I am learning C and C++. I wrote a program in C++ and I am writing the same program in C. I want to use structs in C to mimic the classes I wrote in C++. To this end, I wrote test code that (1) creates a typedef
to a function pointer, (2) a struct with the typedef
as a member, and (3) assigns the member to a compatible function.
#include <stdio.h>
// comment 1 -- see next line
typedef int (*type_def_func_ptr) (int, int);
int result(int x, int y){
int temp_result = x + y;
return temp_result;
}
struct TEST_STRUCT {
int day;
int month;
int year;
type_def_func_ptr tdfp;
};
int main(){
struct TEST_STRUCT MyStruct;
MyStruct.day = 28;
MyStruct.month = 9;
MyStruct.year = 2024;
// comment 2 -- see next line
MyStruct.tdfp = result;
int result1 = MyStruct.tdfp(28, 9);
printf("Result1 is %d\n", result1);
}
The code works. I don't understand, however, why the code works as written without (1) result()
being *result()
(comment 1) or (2) without MyStruct.tdfp = result being = &result
(comment 2). The code still works with (2) being &result
or *result
, which leads me to believe that the compiler is interpreting what I wrote instead of blindly compiling what I wrote.

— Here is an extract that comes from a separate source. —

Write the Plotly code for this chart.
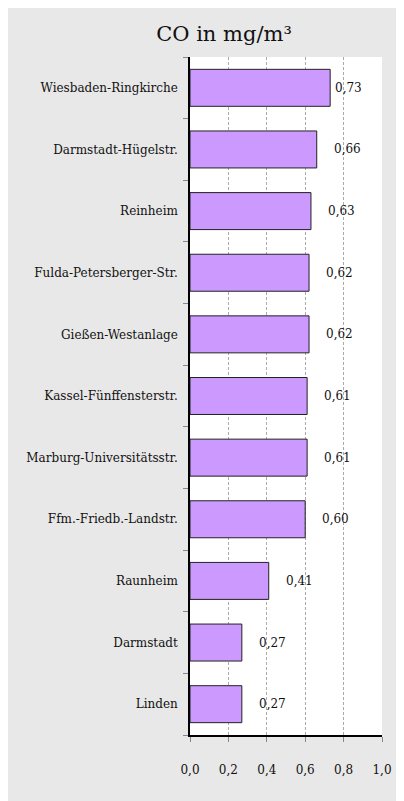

int result1 = MyStruct.tdfp(28, 9);
and int result1 = (*MyStruct.tdfp)(28, 9);
do the same thing.
MyStruct.tdfp = result;
and MyStruct.tdfp = &result;
also do the same thing.
These convenience "shortcuts" do the same thing as in C++ (in which you only need &
to take the address of functions if they are member functions).